Untuk Kota Medan, Saufa melihat penerapan konsep ini ada di Museum Negeri Provinsi Sumatera Utara (berupa parkir khusus pengunjung dengan kursi roda) dan area setapak miring di Taman Sri Deli Medan.
Minimalisir Biaya
Manfaat lain dari penerapan Psikologi Kearsitekturan adalah minimnya biaya pemeliharaan. Hal ini terlihat dari contoh yang Saufa sebutkan, yakni penggunaan kloset. Dengan menerapkan konsep kloset duduk, sementara kebanyakan pengguna tidak menggunakannya dengan sesuai, maka akan banyak efek kerusakan perlahan yang akan ‘memakan’ tenaga dan dana untuk pemeliharaan.

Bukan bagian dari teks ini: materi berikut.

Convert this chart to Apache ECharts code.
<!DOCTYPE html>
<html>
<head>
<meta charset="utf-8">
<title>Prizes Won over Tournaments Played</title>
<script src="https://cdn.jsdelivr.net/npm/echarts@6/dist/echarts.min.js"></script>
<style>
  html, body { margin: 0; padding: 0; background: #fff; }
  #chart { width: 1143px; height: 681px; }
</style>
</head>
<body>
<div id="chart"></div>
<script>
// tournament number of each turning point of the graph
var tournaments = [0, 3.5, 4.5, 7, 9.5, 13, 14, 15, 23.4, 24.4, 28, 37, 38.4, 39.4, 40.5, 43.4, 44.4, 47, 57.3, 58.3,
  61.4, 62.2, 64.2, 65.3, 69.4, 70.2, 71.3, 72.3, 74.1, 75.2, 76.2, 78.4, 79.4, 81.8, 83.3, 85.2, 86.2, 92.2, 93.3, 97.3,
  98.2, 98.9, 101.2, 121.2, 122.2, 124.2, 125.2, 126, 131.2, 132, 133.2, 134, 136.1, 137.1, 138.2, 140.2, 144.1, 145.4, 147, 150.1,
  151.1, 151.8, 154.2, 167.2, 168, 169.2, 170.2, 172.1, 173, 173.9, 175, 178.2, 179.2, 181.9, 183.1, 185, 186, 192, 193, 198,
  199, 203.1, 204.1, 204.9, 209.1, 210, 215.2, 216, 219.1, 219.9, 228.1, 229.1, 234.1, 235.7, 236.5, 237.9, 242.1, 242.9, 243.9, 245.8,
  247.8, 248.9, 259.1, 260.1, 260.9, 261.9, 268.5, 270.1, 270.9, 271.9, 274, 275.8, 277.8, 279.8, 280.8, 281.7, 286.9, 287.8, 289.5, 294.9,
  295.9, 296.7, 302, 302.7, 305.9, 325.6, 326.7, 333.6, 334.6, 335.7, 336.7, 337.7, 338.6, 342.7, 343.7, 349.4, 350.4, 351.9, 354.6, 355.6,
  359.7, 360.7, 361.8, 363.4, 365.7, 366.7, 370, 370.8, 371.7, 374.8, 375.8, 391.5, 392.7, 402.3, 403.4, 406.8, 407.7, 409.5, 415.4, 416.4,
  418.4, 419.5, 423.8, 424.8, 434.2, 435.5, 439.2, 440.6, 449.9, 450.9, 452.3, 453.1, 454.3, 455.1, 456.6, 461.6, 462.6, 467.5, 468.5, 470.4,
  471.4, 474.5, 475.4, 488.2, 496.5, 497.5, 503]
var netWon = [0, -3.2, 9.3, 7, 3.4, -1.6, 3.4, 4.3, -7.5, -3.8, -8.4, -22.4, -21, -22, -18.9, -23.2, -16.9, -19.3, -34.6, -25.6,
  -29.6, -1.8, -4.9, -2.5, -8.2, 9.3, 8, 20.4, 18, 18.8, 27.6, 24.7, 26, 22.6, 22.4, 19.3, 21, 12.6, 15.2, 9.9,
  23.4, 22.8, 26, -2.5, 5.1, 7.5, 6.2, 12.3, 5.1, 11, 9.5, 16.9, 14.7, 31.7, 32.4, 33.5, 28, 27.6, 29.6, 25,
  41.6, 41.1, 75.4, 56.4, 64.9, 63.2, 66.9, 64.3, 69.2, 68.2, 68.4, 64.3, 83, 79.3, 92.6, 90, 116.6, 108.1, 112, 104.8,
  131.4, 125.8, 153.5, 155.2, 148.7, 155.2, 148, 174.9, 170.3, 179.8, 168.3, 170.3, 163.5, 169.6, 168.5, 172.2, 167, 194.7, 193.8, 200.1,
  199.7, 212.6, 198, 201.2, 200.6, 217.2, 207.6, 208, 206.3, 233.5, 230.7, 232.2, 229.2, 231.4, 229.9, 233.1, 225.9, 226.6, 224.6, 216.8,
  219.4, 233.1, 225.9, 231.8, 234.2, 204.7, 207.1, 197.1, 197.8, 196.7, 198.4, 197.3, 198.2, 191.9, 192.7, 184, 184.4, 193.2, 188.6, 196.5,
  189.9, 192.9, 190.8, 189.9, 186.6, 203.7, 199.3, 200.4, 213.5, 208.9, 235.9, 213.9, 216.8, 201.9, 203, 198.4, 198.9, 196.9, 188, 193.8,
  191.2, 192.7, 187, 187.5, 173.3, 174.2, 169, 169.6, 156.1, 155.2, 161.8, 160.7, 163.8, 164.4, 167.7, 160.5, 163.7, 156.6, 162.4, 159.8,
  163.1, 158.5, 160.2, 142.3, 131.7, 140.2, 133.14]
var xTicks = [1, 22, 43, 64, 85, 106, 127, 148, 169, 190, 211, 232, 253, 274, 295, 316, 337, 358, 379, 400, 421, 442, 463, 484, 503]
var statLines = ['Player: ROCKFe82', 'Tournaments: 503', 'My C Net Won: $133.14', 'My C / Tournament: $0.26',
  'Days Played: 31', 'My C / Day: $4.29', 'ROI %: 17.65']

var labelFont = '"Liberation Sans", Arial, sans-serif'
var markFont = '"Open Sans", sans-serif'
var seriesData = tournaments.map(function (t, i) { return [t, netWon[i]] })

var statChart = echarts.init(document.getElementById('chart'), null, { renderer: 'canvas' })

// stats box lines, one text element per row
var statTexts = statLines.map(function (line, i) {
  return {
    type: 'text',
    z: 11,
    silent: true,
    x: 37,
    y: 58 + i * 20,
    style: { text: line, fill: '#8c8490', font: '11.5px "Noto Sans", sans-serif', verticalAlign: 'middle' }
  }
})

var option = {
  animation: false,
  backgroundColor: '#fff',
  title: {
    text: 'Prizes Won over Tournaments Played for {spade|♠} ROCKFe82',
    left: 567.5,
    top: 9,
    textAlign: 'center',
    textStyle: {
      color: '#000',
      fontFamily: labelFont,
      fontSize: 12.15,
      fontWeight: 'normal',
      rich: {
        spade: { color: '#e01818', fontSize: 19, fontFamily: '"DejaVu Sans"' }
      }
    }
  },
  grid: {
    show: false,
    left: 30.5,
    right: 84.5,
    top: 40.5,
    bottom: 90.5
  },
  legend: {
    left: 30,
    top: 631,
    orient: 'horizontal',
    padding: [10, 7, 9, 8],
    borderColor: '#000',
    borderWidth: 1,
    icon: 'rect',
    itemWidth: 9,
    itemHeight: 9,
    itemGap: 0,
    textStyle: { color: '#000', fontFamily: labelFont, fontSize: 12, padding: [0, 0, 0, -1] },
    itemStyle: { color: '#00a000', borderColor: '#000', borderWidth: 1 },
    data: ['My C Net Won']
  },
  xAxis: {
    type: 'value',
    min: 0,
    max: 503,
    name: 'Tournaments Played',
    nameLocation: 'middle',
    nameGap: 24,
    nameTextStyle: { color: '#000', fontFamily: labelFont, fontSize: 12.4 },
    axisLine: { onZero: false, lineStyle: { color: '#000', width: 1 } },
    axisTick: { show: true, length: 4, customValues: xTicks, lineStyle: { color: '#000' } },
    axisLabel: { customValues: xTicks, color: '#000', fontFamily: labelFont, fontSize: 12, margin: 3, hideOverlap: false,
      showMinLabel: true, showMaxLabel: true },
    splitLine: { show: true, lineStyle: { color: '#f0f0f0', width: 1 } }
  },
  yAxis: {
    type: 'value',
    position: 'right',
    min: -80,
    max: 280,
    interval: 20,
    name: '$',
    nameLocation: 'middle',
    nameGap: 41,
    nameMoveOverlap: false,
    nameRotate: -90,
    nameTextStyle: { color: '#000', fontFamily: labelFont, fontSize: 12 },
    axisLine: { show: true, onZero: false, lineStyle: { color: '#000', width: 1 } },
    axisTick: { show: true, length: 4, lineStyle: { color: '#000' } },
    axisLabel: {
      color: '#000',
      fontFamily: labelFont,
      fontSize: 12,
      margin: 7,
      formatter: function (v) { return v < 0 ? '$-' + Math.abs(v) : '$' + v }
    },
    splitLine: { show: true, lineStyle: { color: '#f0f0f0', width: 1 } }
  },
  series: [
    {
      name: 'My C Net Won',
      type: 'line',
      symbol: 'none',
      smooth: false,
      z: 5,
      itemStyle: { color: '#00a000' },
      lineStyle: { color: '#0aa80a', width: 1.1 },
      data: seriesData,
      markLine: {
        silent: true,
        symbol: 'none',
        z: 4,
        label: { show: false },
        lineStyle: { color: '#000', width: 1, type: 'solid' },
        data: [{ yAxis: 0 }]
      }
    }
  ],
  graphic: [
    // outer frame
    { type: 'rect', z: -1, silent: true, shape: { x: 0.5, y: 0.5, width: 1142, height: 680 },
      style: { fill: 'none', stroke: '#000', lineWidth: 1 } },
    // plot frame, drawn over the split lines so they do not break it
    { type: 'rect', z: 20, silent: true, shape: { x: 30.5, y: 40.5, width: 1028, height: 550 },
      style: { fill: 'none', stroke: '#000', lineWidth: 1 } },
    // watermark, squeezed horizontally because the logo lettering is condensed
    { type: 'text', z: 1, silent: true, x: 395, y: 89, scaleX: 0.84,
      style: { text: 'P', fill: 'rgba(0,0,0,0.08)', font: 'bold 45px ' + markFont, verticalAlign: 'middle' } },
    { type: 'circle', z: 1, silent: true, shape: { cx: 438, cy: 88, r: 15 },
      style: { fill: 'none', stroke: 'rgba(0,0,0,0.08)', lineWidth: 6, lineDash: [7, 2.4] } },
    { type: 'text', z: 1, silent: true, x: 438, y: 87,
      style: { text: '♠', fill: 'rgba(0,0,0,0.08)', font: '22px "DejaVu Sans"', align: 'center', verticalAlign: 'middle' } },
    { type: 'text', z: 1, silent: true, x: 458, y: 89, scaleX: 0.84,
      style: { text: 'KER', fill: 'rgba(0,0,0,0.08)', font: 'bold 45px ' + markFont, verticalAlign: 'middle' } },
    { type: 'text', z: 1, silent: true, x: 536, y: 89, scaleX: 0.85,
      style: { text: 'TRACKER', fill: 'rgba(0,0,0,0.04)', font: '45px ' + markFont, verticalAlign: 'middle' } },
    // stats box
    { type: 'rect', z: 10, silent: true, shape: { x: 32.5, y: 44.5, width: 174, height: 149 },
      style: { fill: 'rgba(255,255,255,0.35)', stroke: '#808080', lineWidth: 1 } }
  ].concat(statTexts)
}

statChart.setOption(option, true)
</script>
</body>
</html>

Selain itu, secara luas, jika suatu gedung tidak dirasa bermanfaat bagi penggunanya, lama-kelamaan bisa ditinggalkan bahkan dihancurkan, contohnya Pruitt-Igoe Housing Project di tengah Kota St. Louis di Negara Bagian Missouri, Amerika Serikat. Selain disinyalir gagal memenuhi fungsi sebagai bangunan perumahan, bangunan ini juga dianggap berbahaya, terkait kesalahan konsep desain pada selasar-selasar dalam blok apartemen tersebut.